Collected in Selected Stories, Penguin, 1997

‘A Telephone Call’ by Dorothy Parker

If all you know about Dorothy Parker is that she had a zinging wit and a sad love life then you will pretty much know what to expect from ‘A Telephone Call’. It’s zingingly witty and achingly sad; it squeezes the rueful empathy of Parker’s longer works like ‘Big Blonde’ into a crammed monologue of infatuation, self-doubt and thwarted hope (we’re a long way, here, from the brilliant but frivolous ‘The Waltz’, a monologue that might seem to be from the same mould). “Oh, it’s so easy to be sweet to people before you love them!” the narrator cries, as she waits for her lover to call.

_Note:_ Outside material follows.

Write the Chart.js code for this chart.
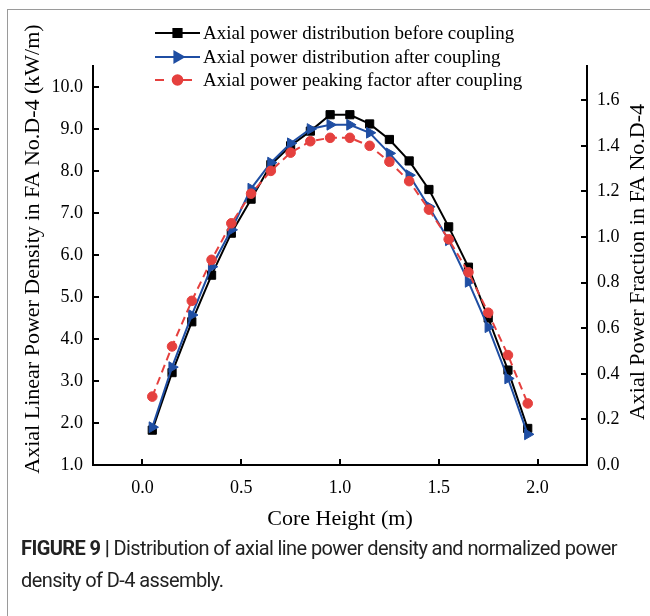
<!DOCTYPE html>
<html>
<head>
<meta charset="utf-8">
<script src="https://cdn.jsdelivr.net/npm/chart.js@4.4.0/dist/chart.umd.min.js"></script>
<style>
html, body { margin: 0; padding: 0; background: #fff; }
#wrap { position: relative; width: 650px; height: 616px; overflow: hidden; }
#frame { position: absolute; left: 7px; top: 9px; width: 700px; height: 700px;
  border-left: 1.5px solid #9a9a9a; border-top: 1.5px solid #9a9a9a; }
canvas { position: absolute; left: 0; top: 0; }
#caption { position: absolute; left: 21px; top: 532px; width: 640px; white-space: nowrap;
  font-family: Roboto, "Liberation Sans", sans-serif; font-size: 20px;
  line-height: 32px; color: #222; letter-spacing: -0.6px; }
#caption b { font-weight: 700; }
</style>
</head>
<body>
<div id="wrap">
  <div id="frame"></div>
  <canvas id="grafico" width="650" height="616"></canvas>
  <div id="caption"><b>FIGURE 9 |</b> Distribution of axial line power density and normalized power<br>density of D-4 assembly.</div>
</div>
<script>
const coreHeight = [0.05, 0.15, 0.25, 0.35, 0.45, 0.55, 0.65, 0.75, 0.85, 0.95,
                    1.05, 1.15, 1.25, 1.35, 1.45, 1.55, 1.65, 1.75, 1.85, 1.95];
const densityBefore = [1.83, 3.2, 4.41, 5.52, 6.52, 7.33, 8.15, 8.6, 8.95, 9.34,
                       9.34, 9.12, 8.75, 8.24, 7.56, 6.67, 5.71, 4.5, 3.26, 1.87];
const densityAfter = [1.9, 3.33, 4.57, 5.72, 6.6, 7.58, 8.2, 8.66, 9.0, 9.1,
                      9.1, 8.91, 8.42, 7.9, 7.15, 6.35, 5.36, 4.28, 3.06, 1.73];
const peakingAfter = [0.3, 0.52, 0.72, 0.9, 1.06, 1.19, 1.29, 1.37, 1.42, 1.435,
                      1.435, 1.4, 1.33, 1.245, 1.12, 0.99, 0.845, 0.668, 0.482, 0.27];
const xTicks = [0, 0.5, 1.0, 1.5, 2.0];
const leftTicks = [1, 2, 3, 4, 5, 6, 7, 8, 9, 10];
const rightTicks = [0, 0.2, 0.4, 0.6, 0.8, 1.0, 1.2, 1.4, 1.6];

const serif = '"Liberation Serif", "Times New Roman", serif';

const puntos = (ys) => coreHeight.map((x, i) => ({ x: x, y: ys[i] }));

const dataGrafico = {
    datasets: [
        {
            label: "Axial power distribution before coupling",
            data: puntos(densityBefore),
            yAxisID: "y",
            borderColor: "#000000",
            backgroundColor: "#000000",
            borderWidth: 2,
            pointStyle: "rect",
            pointRadius: 5.8,
            pointBorderWidth: 1,
            order: 3,
        },
        {
            label: "Axial power distribution after coupling",
            data: puntos(densityAfter),
            yAxisID: "y",
            borderColor: "#1f4ea3",
            backgroundColor: "#1f4ea3",
            borderWidth: 2,
            pointStyle: "triangle",
            pointRotation: 90,
            pointRadius: 6.2,
            pointBorderWidth: 1,
            order: 2,
        },
        {
            label: "Axial power peaking factor after coupling",
            data: puntos(peakingAfter),
            yAxisID: "y1",
            borderColor: "#e5403e",
            backgroundColor: "#e5403e",
            borderWidth: 2,
            borderDash: [8, 5],
            pointStyle: "circle",
            pointRadius: 4.8,
            pointBorderWidth: 1,
            order: 1,
        },
    ],
};

const ejeBase = {
    border: { display: true, color: "#000", width: 2 },
    grid: { drawOnChartArea: false, drawTicks: true, tickLength: -6, tickColor: "#000", lineWidth: 2 },
    ticks: { color: "#000", font: { family: serif, size: 18 } },
};

const leyenda = {
    id: "leyenda",
    afterDraw(chart) {
        const ctx = chart.ctx;
        const filas = [33, 57, 80];
        ctx.save();
        chart.data.datasets.forEach((ds, i) => {
            const y = filas[i];
            ctx.strokeStyle = ds.borderColor;
            ctx.lineWidth = 2;
            ctx.setLineDash(ds.borderDash ? [9, 19] : []);
            ctx.beginPath();
            ctx.moveTo(155, y);
            ctx.lineTo(200, y);
            ctx.stroke();
            if (ds.borderDash) {
                ctx.beginPath();
                ctx.moveTo(183, y);
                ctx.lineTo(191, y);
                ctx.stroke();
            }
            ctx.setLineDash([]);
            Chart.helpers.drawPoint(ctx, {
                pointStyle: ds.pointStyle,
                rotation: ds.pointRotation || 0,
                radius: ds.pointRadius,
                borderWidth: 1,
            }, 177.5, y);
            ctx.fillStyle = ds.backgroundColor;
            ctx.fill();
            ctx.fillStyle = "#000";
            ctx.font = "19px " + serif;
            ctx.textAlign = "left";
            ctx.textBaseline = "middle";
            ctx.fillText(ds.label, 203, y + 1);
        });
        // y axis titles, both read bottom to top
        ctx.font = "22px " + serif;
        ctx.textAlign = "center";
        ctx.textBaseline = "middle";
        ctx.fillStyle = "#000";
        ctx.save();
        ctx.translate(33, 249);
        ctx.rotate(-Math.PI / 2);
        ctx.fillText("Axial Linear Power Density in FA No.D-4 (kW/m)", 0, 0);
        ctx.restore();
        ctx.save();
        ctx.translate(638, 262);
        ctx.rotate(-Math.PI / 2);
        ctx.fillText("Axial Power Fraction in FA No.D-4", 0, 0);
        ctx.restore();
        ctx.restore();
    },
};

const configGrafico = {
    type: "line",
    data: dataGrafico,
    options: {
        responsive: false,
        animation: false,
        layout: { padding: { top: 66, bottom: 76, left: 0, right: 0 } },
        plugins: {
            legend: { display: false },
            tooltip: { enabled: false },
        },
        scales: {
            x: {
                ...ejeBase,
                type: "linear",
                position: "bottom",
                min: -0.25,
                max: 2.25,
                ticks: { ...ejeBase.ticks, padding: 18, callback: (v) => v.toFixed(1) },
                afterBuildTicks: (s) => { s.ticks = xTicks.map((v) => ({ value: v })); },
                afterFit: (s) => { s.height = 75; },
                title: {
                    display: true,
                    text: "Core Height (m)",
                    color: "#000",
                    font: { family: serif, size: 22 },
                    padding: { top: 0, bottom: 8 },
                },
            },
            y: {
                ...ejeBase,
                type: "linear",
                position: "left",
                min: 1,
                max: 10.5,
                ticks: { ...ejeBase.ticks, padding: 16, callback: (v) => v.toFixed(1) },
                afterBuildTicks: (s) => { s.ticks = leftTicks.map((v) => ({ value: v })); },
                afterFit: (s) => { s.width = 93; },
            },
            y1: {
                ...ejeBase,
                type: "linear",
                position: "right",
                min: 0,
                max: 1.75,
                ticks: { ...ejeBase.ticks, padding: 16, callback: (v) => v.toFixed(1) },
                afterBuildTicks: (s) => { s.ticks = rightTicks.map((v) => ({ value: v })); },
                afterFit: (s) => { s.width = 63; },
            },
        },
    },
    plugins: [leyenda],
};

const grafico = new Chart(document.getElementById("grafico"), configGrafico);
</script>
</body>
</html>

Emotionally, it’s an exhausting thing to read, as one switchback slingshots you into the next; as a commentary on sexual politics, it’s uncompromisingly raw: “They don’t like you to tell them they’ve made you cry. They don’t like you to tell them you’re unhappy because of them. If you do, they think you’re possessive and exacting. And then they hate you. They hate you whenever you say anything you really think. You always have to keep playing little games.”